Sarah Vaughan

All Of Me

2000 " Linger Awhile-Live At Newport And More "
Pablo/Victor VICJ-60556/CD





 はじめに Blossom Dearie を取り上げたときに、このレビューを読んでくださる方のほとんどがオールディーズやポップスのファンでジャズ・ヴォーカルを取り上げてよいものかとためらいましたが、ジャンルやカテゴリーが徐々にボーダーレス化していることを思うと少しでもジャズ・ヴォーカルの魅力が伝わればよいと感じています。
 調子(?)に乗って女性ジャズヴォーカルの大御所はいかがでしょうか。 Billie Holiay を筆頭に Ella Fitzgerald、Carmen McRae、そして Sarah Vaughan。彼女の名前は The Toys の「Lover's Concerto」のカヴァーが最近 CM で使われたりして名前は耳なじみかもしれません。

 今回取り上げる新作、(というより未発表録音集)『Linger Awhile』は1957年のニューポート・ジャズ・フェスティバルのライブ(Jimmy Jones のピアノ、Laura Nyro のアルバムにも参加していた Richard Davis のベース、今もバリバリの現役として Chick Corea などのセッションに参加している Roy Haynes のドラムス)と1978年、1979年、 1982年のアルバムの未発表テイクを集めたものです。

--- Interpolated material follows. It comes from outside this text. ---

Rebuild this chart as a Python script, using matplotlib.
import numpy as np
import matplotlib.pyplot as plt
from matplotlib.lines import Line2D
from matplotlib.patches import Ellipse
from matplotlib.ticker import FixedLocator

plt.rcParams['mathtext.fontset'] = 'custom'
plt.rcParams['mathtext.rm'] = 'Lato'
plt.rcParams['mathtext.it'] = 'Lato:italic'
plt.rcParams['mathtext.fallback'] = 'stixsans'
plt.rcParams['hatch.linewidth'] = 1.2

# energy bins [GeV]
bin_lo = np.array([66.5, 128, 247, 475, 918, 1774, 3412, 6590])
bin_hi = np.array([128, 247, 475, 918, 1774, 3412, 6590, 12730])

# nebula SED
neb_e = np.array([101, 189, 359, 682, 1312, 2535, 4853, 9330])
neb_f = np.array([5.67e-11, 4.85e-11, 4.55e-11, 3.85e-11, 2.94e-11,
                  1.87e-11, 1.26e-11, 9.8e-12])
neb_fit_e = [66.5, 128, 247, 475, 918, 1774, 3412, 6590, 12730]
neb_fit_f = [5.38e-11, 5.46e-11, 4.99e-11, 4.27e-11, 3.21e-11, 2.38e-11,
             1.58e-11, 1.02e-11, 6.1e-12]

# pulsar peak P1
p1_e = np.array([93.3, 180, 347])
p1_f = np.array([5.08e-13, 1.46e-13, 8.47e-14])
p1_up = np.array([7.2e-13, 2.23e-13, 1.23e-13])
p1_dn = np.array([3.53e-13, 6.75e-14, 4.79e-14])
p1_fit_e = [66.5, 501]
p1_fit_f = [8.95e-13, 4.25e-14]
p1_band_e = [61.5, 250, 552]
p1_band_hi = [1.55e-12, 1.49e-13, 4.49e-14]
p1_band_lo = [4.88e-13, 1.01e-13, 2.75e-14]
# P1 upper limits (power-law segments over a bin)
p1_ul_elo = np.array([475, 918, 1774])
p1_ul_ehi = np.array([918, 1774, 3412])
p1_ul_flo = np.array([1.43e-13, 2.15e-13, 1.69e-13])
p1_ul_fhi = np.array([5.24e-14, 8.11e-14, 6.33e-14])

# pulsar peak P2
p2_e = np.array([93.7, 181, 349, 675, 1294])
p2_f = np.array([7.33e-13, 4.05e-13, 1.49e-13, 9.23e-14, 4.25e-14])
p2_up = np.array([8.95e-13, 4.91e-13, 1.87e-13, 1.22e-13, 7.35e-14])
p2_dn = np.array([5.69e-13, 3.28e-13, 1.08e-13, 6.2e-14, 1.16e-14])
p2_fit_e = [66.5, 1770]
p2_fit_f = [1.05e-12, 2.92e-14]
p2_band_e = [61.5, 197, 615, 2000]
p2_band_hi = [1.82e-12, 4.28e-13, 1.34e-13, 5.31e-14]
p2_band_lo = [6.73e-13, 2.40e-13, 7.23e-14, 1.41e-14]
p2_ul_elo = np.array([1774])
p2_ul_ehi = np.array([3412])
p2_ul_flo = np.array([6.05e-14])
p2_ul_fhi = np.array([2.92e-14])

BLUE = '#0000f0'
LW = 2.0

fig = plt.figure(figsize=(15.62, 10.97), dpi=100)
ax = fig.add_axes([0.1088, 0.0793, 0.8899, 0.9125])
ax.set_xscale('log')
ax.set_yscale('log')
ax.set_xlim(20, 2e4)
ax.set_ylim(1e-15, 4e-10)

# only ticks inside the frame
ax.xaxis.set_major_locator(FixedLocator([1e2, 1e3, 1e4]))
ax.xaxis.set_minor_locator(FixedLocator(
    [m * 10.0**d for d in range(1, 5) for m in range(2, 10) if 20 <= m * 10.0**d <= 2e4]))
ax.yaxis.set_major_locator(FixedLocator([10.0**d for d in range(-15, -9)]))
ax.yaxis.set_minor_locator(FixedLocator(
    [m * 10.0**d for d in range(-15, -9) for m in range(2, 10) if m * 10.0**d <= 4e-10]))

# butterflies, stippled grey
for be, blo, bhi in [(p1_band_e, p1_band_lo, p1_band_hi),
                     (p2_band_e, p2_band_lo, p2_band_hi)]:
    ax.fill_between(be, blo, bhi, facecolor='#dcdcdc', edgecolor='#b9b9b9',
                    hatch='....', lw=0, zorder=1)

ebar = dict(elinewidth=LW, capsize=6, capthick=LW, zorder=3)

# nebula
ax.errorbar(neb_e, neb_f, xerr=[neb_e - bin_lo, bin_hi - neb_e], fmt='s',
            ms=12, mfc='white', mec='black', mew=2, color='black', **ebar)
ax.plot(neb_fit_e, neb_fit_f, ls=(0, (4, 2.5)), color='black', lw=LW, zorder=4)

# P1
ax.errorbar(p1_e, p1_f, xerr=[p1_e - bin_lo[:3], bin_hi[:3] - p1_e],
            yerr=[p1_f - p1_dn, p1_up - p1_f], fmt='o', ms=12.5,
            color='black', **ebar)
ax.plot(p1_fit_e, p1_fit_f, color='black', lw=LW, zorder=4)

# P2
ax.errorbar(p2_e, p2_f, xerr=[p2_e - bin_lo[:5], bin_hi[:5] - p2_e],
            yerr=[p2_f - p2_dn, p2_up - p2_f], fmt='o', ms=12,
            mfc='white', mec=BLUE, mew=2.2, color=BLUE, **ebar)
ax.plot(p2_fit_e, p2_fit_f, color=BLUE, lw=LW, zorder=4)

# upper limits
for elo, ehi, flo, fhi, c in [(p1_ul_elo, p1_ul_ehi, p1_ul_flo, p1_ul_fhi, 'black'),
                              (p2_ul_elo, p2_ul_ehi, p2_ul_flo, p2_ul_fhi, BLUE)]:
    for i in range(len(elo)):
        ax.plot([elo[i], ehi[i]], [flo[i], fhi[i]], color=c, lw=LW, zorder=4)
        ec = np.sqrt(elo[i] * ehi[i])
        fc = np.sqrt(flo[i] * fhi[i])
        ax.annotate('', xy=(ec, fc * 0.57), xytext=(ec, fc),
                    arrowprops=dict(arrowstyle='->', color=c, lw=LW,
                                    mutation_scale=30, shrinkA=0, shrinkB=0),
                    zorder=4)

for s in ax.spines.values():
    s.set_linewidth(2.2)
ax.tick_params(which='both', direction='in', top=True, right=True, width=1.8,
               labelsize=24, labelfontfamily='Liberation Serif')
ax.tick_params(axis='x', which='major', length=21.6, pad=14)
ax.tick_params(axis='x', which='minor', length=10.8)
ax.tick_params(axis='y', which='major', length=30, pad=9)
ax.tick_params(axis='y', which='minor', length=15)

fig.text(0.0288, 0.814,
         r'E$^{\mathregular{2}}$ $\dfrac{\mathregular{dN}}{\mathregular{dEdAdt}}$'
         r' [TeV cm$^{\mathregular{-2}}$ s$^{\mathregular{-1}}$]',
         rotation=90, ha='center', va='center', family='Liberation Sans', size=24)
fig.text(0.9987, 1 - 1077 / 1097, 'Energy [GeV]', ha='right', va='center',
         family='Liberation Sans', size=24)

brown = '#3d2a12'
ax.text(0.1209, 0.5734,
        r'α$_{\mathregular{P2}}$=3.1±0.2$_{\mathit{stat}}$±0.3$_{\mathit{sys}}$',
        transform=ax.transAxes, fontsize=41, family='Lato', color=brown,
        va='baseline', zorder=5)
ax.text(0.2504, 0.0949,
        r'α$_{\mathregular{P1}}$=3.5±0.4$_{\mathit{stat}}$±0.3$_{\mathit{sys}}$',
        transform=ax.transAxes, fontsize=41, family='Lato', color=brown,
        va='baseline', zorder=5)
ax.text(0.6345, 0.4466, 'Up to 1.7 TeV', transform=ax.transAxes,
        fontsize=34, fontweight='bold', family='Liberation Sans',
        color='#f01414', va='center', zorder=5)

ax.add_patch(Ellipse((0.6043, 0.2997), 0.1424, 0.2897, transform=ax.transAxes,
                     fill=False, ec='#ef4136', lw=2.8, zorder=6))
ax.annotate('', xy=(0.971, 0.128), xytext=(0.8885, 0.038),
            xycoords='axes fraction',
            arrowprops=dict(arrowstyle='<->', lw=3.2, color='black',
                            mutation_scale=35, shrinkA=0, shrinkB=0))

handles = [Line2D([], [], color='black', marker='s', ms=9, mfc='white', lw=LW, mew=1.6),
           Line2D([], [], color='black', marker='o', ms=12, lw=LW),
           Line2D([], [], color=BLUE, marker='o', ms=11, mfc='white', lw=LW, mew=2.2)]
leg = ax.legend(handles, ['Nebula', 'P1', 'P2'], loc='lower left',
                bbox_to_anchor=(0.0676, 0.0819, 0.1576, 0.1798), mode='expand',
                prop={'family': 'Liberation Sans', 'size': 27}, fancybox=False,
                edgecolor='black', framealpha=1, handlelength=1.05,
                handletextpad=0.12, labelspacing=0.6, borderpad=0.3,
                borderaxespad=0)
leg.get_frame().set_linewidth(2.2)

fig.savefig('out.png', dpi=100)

 やはり、どうしてもニューポートでのライブに耳がいってしまいます。解説でも触れられていますが彼女のライブの名盤として誉れの高い『At Mister Kelly's』と同じ歌伴のトリオとの息の合った雰囲気が随所随所から聴かれます。
 「All Of Me」は、短い歌唱ながら彼女の持ち味である情感豊かな暖かさを十二分に聴くことができます。やや癖のあるフレージングと受け取られるかもしれませんが。アンコールで歌われた「Time ~ Tenderly」も聞き逃せない彼女ならではの名唱ではないでしょうか。